> _What you have to do_
Repeat the listing below word for word, stopping after the line that contains "from bokeh.resources import INLINE".

### Source records ###

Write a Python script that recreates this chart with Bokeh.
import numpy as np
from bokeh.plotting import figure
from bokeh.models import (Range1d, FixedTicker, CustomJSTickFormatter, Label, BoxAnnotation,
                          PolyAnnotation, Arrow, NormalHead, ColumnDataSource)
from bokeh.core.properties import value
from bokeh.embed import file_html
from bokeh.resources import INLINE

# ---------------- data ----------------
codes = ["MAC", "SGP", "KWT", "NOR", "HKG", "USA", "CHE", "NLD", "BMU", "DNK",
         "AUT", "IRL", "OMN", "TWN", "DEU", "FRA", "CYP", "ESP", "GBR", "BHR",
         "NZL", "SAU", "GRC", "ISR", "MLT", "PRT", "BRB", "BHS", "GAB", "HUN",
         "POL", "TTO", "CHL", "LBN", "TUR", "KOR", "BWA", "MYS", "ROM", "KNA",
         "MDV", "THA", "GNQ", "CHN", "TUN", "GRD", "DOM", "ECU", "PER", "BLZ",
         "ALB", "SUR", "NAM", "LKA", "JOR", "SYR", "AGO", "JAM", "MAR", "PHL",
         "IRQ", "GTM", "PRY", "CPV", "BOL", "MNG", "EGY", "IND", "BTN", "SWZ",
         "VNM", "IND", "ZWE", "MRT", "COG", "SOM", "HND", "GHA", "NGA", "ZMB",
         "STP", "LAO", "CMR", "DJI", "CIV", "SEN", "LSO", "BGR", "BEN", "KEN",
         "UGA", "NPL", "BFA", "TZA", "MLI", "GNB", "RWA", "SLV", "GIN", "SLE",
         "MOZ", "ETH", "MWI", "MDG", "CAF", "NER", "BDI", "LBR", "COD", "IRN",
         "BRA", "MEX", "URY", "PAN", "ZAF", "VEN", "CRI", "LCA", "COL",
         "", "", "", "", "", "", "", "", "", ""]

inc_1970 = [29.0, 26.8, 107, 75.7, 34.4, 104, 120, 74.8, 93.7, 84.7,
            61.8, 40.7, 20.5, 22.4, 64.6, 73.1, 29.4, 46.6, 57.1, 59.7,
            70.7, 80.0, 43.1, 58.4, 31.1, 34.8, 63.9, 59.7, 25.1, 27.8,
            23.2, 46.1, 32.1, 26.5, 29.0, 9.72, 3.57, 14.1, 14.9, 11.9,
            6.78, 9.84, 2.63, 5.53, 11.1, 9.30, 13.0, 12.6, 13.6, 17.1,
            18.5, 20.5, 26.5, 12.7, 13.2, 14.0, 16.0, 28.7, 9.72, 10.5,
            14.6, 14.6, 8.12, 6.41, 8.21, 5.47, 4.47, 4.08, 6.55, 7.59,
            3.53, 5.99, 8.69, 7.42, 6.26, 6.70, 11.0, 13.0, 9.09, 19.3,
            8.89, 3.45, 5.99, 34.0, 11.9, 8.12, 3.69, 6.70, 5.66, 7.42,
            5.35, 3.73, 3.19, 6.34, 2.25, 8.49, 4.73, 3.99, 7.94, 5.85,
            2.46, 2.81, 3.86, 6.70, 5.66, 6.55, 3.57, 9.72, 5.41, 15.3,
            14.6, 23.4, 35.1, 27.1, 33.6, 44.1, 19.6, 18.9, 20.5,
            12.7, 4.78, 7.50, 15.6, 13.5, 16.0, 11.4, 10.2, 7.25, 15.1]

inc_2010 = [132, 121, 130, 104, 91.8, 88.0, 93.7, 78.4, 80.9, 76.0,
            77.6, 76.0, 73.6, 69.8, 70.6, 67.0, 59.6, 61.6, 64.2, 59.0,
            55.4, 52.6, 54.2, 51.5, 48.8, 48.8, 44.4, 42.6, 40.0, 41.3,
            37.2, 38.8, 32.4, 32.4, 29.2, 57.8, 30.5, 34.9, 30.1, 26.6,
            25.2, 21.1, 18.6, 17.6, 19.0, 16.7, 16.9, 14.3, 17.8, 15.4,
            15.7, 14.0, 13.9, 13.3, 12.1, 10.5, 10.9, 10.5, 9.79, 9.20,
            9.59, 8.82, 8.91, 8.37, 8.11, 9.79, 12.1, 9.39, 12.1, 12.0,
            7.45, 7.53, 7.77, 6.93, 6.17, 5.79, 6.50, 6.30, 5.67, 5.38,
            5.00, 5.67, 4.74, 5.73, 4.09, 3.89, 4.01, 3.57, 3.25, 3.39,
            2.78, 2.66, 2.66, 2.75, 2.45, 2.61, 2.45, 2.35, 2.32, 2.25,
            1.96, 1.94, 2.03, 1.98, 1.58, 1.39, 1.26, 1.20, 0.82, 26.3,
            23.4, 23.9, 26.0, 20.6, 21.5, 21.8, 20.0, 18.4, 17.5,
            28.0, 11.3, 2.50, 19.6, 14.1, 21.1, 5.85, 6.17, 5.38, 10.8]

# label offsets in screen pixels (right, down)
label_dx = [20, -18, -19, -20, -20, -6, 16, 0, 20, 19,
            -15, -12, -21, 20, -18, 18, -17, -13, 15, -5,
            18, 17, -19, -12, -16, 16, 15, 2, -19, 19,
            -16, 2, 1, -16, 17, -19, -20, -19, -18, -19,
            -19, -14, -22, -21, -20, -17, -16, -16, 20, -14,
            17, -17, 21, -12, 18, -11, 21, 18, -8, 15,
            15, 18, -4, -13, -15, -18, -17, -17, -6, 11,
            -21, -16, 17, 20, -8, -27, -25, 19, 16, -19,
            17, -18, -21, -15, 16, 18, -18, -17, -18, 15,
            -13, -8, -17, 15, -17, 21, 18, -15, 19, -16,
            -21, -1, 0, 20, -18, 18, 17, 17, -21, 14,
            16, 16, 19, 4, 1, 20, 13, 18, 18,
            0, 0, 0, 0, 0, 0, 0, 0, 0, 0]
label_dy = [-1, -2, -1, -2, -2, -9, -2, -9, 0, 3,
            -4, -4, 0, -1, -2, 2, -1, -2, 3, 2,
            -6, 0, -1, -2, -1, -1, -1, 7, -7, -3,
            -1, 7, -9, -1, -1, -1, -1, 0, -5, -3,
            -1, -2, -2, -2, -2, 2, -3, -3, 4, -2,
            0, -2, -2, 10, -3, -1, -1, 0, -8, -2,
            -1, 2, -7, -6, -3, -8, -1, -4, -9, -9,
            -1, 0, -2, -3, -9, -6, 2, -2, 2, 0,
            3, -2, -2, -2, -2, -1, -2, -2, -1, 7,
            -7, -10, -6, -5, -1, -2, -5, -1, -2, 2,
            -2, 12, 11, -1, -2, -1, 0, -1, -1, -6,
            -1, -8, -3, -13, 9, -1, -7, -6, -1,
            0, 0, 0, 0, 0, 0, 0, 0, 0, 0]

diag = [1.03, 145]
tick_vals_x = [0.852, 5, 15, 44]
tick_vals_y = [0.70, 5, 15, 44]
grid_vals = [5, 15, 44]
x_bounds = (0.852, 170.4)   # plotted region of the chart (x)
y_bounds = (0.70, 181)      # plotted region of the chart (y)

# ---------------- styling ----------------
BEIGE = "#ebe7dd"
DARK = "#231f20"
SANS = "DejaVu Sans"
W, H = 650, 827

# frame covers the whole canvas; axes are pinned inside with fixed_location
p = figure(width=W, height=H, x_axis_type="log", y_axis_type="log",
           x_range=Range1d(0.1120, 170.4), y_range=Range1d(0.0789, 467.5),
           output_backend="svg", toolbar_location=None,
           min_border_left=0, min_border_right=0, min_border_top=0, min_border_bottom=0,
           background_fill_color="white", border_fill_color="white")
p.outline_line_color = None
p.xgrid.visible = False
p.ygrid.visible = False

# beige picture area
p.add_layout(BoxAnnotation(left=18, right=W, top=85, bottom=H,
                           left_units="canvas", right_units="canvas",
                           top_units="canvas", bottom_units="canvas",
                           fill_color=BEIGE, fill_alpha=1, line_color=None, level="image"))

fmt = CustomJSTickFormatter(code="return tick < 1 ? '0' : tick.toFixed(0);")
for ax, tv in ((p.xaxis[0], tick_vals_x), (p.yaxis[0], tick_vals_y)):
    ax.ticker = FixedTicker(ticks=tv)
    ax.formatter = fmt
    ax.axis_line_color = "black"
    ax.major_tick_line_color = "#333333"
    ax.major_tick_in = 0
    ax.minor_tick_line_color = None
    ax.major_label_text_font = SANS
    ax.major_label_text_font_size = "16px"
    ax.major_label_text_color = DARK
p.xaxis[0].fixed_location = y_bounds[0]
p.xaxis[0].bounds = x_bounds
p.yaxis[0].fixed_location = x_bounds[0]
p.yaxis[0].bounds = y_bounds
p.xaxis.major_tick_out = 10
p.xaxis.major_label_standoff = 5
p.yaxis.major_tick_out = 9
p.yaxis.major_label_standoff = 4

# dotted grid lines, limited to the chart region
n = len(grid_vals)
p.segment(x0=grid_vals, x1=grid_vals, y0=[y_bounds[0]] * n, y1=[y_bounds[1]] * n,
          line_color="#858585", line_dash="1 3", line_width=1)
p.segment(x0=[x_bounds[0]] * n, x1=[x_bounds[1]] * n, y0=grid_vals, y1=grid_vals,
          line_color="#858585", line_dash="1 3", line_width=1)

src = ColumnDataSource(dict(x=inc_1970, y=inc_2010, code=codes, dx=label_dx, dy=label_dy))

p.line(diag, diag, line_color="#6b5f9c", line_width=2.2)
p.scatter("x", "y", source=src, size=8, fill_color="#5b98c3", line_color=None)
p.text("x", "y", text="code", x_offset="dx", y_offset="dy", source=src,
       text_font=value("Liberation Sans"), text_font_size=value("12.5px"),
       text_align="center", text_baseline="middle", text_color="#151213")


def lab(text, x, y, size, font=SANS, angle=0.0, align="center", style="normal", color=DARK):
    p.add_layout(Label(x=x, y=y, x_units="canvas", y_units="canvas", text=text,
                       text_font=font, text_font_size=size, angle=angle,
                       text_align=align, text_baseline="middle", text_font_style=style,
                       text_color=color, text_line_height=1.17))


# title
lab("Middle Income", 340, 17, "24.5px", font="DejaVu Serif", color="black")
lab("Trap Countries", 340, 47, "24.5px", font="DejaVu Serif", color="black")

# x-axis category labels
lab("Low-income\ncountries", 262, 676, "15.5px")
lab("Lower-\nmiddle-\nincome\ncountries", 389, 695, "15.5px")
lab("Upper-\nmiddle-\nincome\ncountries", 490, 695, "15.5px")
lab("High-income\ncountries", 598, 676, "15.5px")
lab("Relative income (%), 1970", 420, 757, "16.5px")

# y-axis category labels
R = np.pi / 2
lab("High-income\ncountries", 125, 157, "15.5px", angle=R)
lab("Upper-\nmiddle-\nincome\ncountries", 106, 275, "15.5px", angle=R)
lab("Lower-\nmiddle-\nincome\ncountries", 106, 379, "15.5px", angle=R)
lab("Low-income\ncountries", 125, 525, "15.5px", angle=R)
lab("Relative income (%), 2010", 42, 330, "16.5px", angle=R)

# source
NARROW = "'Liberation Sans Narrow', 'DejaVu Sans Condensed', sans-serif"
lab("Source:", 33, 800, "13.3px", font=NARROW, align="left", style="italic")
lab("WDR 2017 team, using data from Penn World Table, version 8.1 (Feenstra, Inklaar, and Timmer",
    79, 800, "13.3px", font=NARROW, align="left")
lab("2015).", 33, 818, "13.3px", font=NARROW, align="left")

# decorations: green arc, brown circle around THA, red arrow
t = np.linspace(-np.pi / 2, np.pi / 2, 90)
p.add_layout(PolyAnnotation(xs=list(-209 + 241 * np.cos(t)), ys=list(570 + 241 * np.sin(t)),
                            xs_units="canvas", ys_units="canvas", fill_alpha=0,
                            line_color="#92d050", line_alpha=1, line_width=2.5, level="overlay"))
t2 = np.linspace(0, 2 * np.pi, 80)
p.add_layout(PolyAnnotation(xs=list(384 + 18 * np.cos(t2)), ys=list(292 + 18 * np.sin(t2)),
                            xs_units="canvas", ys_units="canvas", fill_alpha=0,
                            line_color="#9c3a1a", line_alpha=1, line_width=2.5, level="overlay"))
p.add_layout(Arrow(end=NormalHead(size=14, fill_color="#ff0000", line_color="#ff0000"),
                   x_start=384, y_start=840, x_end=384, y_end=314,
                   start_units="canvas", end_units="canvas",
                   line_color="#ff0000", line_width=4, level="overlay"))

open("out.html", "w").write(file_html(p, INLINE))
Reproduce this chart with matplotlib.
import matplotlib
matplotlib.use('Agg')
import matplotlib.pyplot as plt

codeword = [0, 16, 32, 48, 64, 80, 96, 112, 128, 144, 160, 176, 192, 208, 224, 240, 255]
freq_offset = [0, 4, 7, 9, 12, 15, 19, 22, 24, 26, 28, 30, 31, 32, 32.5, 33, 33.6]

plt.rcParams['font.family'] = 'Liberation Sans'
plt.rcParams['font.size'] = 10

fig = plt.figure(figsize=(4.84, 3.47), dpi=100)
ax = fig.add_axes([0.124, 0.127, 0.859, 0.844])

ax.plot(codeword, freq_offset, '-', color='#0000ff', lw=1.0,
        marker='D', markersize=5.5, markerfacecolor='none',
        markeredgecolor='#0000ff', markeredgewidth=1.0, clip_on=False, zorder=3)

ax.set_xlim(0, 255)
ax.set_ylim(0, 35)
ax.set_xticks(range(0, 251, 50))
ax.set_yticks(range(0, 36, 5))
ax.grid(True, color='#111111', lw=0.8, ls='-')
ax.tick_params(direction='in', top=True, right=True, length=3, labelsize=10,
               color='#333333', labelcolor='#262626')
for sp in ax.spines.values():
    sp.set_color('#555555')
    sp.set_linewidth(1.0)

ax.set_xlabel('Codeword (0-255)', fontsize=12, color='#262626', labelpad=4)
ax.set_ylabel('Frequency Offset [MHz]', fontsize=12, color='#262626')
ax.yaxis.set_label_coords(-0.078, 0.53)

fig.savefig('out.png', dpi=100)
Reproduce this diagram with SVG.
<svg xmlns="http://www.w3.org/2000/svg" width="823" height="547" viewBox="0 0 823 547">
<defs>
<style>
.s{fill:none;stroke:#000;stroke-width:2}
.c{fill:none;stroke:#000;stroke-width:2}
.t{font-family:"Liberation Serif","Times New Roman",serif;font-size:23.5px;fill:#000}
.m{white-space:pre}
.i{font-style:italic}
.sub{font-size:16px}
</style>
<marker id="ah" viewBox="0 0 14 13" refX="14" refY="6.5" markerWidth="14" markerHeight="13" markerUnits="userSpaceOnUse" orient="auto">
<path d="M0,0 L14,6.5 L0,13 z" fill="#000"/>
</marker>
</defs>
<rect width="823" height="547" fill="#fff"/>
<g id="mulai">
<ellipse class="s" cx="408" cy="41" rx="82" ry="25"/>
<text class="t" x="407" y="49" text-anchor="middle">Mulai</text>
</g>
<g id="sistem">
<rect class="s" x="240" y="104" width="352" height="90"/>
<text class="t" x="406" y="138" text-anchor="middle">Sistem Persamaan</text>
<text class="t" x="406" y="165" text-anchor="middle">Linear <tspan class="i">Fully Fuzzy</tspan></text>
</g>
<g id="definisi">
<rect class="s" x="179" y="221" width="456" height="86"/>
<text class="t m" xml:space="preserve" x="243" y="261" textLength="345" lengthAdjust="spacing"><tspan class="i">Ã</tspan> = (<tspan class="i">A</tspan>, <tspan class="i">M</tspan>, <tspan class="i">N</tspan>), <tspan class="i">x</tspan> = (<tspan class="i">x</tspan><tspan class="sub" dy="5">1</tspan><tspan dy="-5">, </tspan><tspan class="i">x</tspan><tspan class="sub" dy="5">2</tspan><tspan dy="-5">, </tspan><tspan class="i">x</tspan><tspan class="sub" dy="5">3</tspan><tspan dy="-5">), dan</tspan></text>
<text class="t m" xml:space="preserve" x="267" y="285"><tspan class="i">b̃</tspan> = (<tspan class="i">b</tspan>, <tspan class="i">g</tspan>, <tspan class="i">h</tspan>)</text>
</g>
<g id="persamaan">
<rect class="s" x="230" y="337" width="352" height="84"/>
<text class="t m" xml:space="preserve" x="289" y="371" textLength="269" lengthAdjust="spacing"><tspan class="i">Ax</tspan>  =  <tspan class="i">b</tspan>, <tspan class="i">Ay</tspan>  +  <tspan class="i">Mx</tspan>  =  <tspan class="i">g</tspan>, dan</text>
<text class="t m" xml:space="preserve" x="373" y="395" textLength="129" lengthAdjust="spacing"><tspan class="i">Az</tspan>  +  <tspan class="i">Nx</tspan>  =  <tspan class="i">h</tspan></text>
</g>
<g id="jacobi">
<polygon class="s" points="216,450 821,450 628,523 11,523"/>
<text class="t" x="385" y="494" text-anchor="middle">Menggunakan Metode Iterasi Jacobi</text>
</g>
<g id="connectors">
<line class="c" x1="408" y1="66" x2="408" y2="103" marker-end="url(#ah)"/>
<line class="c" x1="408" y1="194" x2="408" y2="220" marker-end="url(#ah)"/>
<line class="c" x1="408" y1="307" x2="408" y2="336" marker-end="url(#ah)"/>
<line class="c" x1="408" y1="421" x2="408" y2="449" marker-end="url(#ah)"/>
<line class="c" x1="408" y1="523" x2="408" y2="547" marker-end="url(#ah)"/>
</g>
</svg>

###

> _Full output_
Write a Python script that recreates this chart with Bokeh.
import numpy as np
from bokeh.plotting import figure
from bokeh.models import (Range1d, FixedTicker, CustomJSTickFormatter, Label, BoxAnnotation,
                          PolyAnnotation, Arrow, NormalHead, ColumnDataSource)
from bokeh.core.properties import value
from bokeh.embed import file_html
from bokeh.resources import INLINE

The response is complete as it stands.